(Charts and diagrams as code)
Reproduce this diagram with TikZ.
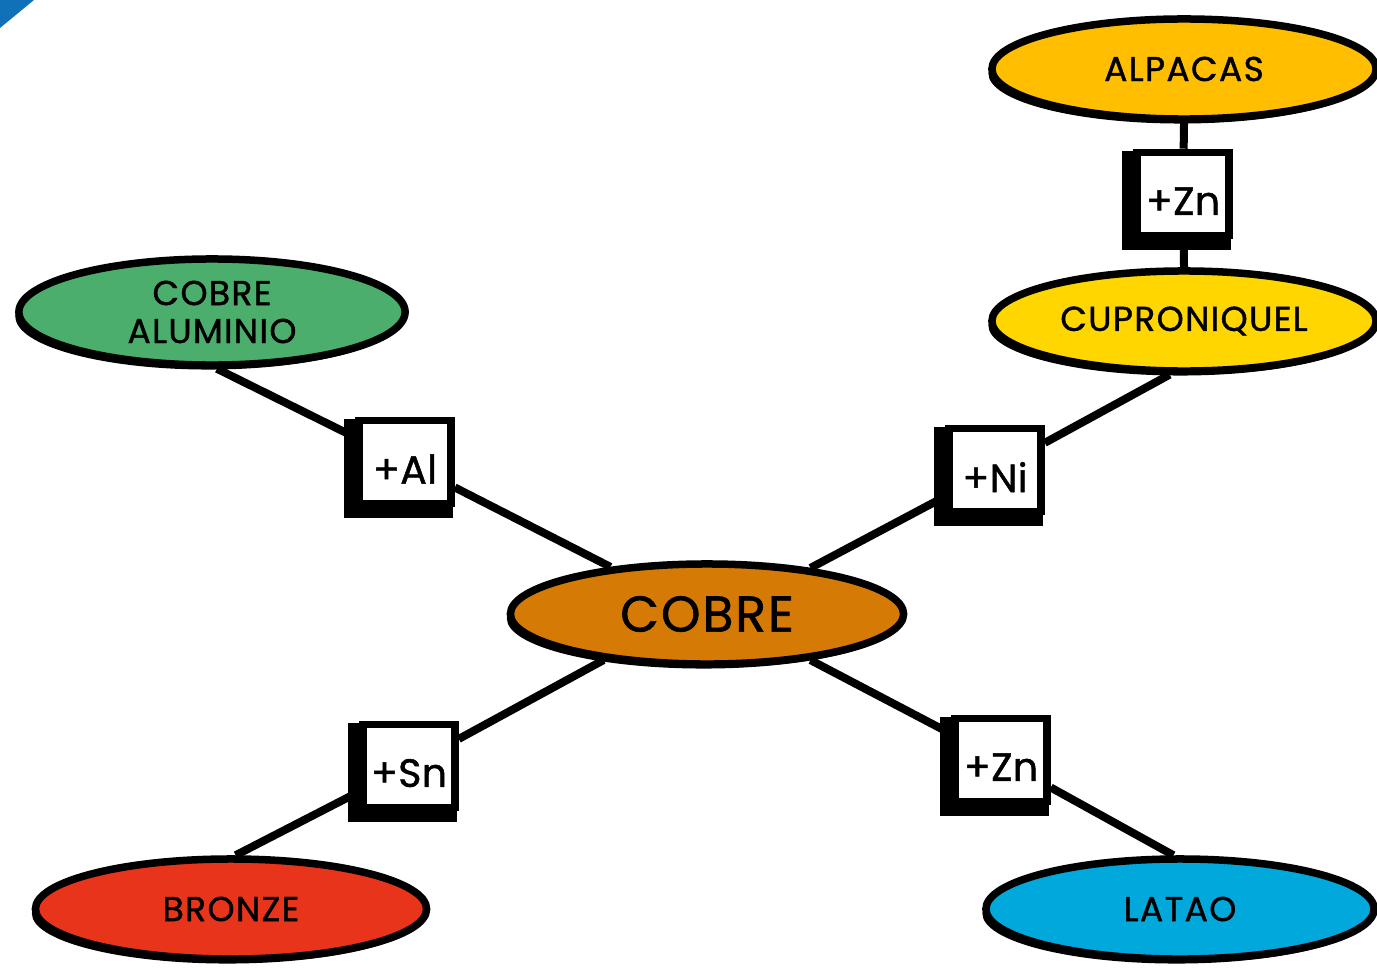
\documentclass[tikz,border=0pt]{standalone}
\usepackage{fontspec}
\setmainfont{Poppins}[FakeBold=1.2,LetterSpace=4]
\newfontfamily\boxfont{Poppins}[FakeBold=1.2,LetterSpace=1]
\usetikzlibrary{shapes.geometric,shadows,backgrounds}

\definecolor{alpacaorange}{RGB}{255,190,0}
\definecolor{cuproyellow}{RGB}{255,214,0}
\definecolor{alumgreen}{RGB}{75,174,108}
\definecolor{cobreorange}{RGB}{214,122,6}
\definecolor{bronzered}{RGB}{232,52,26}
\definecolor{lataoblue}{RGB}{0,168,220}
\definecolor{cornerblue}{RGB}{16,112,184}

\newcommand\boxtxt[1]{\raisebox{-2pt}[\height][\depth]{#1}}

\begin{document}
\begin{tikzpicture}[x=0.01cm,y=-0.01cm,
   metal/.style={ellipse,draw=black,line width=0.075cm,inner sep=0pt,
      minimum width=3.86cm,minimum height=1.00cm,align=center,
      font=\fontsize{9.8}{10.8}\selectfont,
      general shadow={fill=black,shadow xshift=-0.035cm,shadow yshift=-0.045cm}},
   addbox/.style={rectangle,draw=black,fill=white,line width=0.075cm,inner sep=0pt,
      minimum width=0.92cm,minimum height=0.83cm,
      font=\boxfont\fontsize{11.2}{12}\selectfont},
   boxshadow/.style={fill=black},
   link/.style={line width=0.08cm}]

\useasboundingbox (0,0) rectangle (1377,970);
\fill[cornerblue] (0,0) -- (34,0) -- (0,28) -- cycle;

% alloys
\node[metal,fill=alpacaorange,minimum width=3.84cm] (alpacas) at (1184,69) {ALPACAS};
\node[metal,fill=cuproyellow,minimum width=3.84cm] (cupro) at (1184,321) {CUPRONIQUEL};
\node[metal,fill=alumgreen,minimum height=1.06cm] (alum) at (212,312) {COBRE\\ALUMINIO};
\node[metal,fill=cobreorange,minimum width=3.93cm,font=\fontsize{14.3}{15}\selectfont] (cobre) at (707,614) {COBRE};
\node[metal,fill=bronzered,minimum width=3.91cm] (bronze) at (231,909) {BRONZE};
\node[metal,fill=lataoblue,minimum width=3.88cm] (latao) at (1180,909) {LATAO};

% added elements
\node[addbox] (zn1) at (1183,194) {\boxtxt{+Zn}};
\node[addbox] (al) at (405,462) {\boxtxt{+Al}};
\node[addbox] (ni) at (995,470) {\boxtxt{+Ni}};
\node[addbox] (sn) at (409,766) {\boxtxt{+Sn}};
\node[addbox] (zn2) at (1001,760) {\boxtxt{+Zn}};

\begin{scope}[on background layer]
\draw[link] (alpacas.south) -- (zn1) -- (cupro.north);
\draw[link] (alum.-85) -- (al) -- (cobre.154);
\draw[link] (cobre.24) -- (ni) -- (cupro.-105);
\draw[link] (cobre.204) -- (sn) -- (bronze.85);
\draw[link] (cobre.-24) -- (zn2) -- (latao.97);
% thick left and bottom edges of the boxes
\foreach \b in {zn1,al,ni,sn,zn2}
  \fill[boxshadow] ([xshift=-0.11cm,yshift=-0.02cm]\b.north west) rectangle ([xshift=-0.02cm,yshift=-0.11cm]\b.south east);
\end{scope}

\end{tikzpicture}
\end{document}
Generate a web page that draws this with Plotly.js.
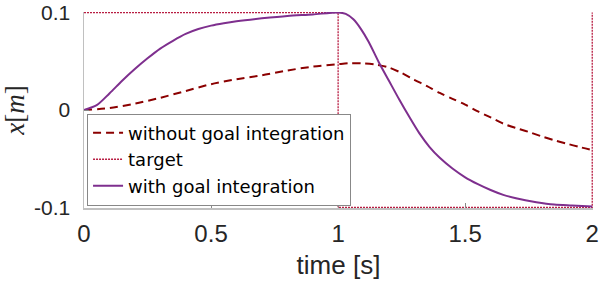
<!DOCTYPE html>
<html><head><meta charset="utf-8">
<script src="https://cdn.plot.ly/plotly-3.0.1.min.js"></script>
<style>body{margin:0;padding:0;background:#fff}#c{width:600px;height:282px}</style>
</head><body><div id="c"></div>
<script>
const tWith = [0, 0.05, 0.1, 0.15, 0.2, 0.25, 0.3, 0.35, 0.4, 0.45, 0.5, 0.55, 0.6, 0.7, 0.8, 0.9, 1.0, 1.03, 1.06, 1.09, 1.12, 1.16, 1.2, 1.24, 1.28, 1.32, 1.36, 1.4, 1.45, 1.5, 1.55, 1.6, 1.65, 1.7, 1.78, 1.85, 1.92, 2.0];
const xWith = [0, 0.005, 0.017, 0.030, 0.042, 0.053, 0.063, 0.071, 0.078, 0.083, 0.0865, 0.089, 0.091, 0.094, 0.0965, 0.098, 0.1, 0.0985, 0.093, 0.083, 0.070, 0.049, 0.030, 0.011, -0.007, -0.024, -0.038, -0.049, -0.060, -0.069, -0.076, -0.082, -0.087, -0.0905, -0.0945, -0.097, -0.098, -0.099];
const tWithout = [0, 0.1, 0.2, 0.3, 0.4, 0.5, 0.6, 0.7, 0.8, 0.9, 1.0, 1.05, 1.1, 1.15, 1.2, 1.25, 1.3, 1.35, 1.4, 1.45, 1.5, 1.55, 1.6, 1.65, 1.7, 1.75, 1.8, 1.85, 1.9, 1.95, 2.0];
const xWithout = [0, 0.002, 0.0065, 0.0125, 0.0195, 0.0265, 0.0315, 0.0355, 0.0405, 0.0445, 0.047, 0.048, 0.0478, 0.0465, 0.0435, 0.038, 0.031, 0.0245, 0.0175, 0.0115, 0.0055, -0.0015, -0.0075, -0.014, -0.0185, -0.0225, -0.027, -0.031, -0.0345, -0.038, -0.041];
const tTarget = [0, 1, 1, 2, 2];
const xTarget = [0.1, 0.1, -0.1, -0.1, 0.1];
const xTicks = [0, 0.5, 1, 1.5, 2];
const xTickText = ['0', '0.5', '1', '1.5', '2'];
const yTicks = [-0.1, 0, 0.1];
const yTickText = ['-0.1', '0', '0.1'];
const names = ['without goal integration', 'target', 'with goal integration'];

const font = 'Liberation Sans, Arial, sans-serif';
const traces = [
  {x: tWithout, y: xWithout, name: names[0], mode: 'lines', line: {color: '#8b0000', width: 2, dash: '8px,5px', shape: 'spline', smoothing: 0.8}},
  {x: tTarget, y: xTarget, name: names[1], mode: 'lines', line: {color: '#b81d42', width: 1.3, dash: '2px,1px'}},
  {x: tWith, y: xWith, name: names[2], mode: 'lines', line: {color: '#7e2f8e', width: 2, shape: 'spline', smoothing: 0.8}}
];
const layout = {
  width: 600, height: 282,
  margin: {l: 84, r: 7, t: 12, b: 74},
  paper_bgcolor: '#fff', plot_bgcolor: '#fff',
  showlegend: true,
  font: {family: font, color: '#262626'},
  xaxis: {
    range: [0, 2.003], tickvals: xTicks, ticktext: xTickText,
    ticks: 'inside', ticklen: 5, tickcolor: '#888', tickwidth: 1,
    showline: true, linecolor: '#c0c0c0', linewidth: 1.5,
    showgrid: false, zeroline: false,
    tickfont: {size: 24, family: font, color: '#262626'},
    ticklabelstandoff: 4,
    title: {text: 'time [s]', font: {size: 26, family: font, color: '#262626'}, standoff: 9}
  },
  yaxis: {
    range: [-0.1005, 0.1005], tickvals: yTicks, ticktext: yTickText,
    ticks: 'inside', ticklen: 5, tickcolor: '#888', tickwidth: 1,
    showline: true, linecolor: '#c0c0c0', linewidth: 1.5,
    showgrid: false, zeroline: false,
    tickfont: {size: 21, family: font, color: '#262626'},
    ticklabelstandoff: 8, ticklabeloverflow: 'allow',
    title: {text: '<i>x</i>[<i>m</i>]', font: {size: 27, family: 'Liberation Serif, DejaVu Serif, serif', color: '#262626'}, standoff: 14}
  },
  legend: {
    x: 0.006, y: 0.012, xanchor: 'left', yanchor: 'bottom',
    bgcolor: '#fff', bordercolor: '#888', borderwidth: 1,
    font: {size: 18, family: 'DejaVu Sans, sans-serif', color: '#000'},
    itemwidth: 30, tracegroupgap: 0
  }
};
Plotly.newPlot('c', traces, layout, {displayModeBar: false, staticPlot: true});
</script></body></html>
* * *
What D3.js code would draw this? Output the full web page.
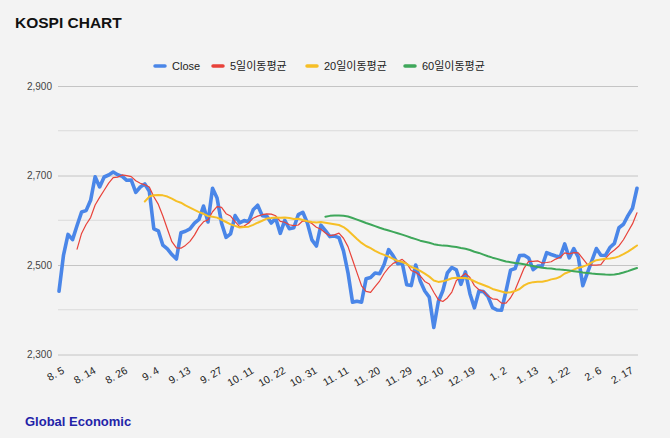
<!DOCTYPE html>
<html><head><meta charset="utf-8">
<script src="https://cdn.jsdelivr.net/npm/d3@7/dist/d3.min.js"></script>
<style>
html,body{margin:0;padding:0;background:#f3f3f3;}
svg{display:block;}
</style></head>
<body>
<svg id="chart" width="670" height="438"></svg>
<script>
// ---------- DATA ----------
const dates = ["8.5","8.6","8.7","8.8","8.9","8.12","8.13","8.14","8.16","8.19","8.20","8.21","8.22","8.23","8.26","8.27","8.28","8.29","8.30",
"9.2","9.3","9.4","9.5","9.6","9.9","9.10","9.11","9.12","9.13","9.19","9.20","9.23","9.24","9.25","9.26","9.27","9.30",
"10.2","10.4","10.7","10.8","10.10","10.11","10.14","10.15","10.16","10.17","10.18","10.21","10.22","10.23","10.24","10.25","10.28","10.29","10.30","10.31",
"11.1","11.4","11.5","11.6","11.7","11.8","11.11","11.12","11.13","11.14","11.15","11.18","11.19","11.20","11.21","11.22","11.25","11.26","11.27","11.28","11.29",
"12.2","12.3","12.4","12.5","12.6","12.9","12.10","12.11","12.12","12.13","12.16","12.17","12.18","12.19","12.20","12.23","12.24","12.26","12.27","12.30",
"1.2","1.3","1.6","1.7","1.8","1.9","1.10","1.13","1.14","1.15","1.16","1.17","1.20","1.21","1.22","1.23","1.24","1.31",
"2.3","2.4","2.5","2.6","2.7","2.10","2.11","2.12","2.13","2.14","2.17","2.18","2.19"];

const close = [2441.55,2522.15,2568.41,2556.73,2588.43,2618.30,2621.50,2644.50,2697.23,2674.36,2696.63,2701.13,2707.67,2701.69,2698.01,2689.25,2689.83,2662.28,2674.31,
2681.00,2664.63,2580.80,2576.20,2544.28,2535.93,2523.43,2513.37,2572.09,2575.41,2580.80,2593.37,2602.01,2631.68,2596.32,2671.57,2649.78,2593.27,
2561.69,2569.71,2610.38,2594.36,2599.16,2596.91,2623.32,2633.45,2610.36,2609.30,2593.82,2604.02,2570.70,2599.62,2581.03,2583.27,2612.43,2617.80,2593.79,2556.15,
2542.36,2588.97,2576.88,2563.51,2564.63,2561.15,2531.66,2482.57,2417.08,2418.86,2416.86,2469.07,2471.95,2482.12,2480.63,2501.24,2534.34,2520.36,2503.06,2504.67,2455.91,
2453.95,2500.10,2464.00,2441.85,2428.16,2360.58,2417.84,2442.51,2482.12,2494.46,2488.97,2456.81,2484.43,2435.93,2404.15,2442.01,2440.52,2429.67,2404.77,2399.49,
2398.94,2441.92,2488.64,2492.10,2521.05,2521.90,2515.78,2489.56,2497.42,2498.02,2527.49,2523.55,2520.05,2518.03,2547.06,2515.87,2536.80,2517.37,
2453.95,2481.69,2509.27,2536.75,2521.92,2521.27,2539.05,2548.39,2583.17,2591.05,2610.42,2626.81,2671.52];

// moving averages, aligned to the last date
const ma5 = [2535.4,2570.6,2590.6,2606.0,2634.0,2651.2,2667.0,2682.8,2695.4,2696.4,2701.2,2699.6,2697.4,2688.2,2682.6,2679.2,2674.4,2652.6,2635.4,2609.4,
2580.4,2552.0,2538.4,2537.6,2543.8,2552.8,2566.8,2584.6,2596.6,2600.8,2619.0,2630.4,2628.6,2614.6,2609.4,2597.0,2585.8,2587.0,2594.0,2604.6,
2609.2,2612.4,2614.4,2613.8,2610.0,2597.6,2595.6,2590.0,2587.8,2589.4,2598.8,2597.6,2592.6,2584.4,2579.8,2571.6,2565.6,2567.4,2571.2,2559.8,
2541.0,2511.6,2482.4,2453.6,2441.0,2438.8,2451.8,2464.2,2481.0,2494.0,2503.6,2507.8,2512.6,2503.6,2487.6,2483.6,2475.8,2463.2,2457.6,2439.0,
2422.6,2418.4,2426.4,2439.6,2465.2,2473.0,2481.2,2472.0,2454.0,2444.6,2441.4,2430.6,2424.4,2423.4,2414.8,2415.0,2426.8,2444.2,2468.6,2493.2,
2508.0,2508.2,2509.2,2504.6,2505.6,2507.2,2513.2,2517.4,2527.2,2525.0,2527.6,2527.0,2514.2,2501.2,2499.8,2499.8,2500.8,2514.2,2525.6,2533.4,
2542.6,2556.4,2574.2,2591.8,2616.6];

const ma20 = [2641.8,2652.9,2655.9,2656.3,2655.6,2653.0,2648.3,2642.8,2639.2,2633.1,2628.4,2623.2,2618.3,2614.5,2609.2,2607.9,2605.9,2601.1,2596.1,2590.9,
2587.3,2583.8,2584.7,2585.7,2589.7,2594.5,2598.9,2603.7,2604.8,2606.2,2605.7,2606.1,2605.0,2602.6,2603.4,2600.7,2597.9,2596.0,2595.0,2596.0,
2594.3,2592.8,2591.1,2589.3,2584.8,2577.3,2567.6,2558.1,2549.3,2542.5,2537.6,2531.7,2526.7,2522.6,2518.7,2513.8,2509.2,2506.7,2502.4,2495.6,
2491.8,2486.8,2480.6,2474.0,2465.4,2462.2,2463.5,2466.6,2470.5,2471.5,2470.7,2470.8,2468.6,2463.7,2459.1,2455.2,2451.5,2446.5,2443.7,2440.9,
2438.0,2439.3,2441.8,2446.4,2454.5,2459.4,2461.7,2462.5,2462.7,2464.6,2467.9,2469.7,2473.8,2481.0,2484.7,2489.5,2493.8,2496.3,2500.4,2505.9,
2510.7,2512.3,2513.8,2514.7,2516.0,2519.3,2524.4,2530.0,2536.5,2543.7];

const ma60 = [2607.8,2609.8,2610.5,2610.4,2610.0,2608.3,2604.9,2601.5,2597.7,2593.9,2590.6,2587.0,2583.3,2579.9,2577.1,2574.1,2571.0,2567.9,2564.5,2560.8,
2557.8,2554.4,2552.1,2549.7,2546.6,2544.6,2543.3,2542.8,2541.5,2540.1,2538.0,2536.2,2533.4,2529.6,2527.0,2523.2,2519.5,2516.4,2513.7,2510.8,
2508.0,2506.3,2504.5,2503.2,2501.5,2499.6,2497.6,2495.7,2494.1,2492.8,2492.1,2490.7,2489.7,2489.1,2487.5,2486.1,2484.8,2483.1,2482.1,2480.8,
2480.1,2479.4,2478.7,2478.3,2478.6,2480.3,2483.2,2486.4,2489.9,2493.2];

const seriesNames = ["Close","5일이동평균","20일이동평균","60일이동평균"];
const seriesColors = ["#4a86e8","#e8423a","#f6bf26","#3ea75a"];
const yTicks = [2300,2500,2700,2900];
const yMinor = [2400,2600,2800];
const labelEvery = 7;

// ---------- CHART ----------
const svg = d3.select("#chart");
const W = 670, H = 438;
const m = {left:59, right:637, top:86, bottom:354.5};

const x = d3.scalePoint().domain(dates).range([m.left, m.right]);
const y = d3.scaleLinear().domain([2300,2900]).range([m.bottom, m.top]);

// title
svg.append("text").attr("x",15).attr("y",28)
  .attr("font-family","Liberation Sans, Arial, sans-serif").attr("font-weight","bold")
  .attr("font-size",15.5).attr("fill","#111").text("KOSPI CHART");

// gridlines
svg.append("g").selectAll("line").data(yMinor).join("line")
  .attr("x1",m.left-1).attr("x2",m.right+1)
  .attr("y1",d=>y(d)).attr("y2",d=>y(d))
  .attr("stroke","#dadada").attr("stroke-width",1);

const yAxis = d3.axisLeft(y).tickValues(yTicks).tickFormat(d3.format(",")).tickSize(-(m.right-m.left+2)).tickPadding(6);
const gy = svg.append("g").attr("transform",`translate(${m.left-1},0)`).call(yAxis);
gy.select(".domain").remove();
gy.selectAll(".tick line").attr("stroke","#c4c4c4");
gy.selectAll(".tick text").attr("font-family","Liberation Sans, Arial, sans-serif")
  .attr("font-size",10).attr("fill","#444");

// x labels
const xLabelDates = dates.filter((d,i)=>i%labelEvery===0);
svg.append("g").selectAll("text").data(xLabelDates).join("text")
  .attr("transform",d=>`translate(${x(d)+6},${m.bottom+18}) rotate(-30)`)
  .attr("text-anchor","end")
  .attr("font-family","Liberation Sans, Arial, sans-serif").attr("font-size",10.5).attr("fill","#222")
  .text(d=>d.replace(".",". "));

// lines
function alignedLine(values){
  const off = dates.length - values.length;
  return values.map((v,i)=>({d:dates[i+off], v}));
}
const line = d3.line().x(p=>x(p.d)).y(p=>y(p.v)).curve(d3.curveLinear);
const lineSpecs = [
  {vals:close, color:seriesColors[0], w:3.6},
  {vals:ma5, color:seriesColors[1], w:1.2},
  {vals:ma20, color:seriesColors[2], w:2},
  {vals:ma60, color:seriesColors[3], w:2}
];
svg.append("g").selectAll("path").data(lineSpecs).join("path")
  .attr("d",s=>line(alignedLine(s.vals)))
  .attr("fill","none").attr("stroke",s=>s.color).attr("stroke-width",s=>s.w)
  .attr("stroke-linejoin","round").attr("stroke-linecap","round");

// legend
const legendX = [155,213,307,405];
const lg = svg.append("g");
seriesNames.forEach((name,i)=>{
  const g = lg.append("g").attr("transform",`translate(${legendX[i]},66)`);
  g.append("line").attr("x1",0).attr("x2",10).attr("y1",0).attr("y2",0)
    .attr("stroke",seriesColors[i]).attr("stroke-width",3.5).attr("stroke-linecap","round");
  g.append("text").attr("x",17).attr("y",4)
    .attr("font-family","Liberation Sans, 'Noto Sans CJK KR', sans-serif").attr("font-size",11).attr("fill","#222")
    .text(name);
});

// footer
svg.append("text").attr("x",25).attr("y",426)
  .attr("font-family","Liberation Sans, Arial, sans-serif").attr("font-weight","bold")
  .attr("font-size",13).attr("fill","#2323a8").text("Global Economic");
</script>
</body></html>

Your instructions
Using the data above, which lines fall from the one with "Reproduce this diagram with TikZ." through the one with "width=3.88cm] (latao) at"? Repeat them exactly, ends included, minus any pictures.

Task output
Reproduce this diagram with TikZ.
\documentclass[tikz,border=0pt]{standalone}
\usepackage{fontspec}
\setmainfont{Poppins}[FakeBold=1.2,LetterSpace=4]
\newfontfamily\boxfont{Poppins}[FakeBold=1.2,LetterSpace=1]
\usetikzlibrary{shapes.geometric,shadows,backgrounds}

\definecolor{alpacaorange}{RGB}{255,190,0}
\definecolor{cuproyellow}{RGB}{255,214,0}
\definecolor{alumgreen}{RGB}{75,174,108}
\definecolor{cobreorange}{RGB}{214,122,6}
\definecolor{bronzered}{RGB}{232,52,26}
\definecolor{lataoblue}{RGB}{0,168,220}
\definecolor{cornerblue}{RGB}{16,112,184}

\newcommand\boxtxt[1]{\raisebox{-2pt}[\height][\depth]{#1}}

\begin{document}
\begin{tikzpicture}[x=0.01cm,y=-0.01cm,
   metal/.style={ellipse,draw=black,line width=0.075cm,inner sep=0pt,
      minimum width=3.86cm,minimum height=1.00cm,align=center,
      font=\fontsize{9.8}{10.8}\selectfont,
      general shadow={fill=black,shadow xshift=-0.035cm,shadow yshift=-0.045cm}},
   addbox/.style={rectangle,draw=black,fill=white,line width=0.075cm,inner sep=0pt,
      minimum width=0.92cm,minimum height=0.83cm,
      font=\boxfont\fontsize{11.2}{12}\selectfont},
   boxshadow/.style={fill=black},
   link/.style={line width=0.08cm}]

\useasboundingbox (0,0) rectangle (1377,970);
\fill[cornerblue] (0,0) -- (34,0) -- (0,28) -- cycle;

% alloys
\node[metal,fill=alpacaorange,minimum width=3.84cm] (alpacas) at (1184,69) {ALPACAS};
\node[metal,fill=cuproyellow,minimum width=3.84cm] (cupro) at (1184,321) {CUPRONIQUEL};
\node[metal,fill=alumgreen,minimum height=1.06cm] (alum) at (212,312) {COBRE\\ALUMINIO};
\node[metal,fill=cobreorange,minimum width=3.93cm,font=\fontsize{14.3}{15}\selectfont] (cobre) at (707,614) {COBRE};
\node[metal,fill=bronzered,minimum width=3.91cm] (bronze) at (231,909) {BRONZE};
\node[metal,fill=lataoblue,minimum width=3.88cm] (latao) at (1180,909) {LATAO};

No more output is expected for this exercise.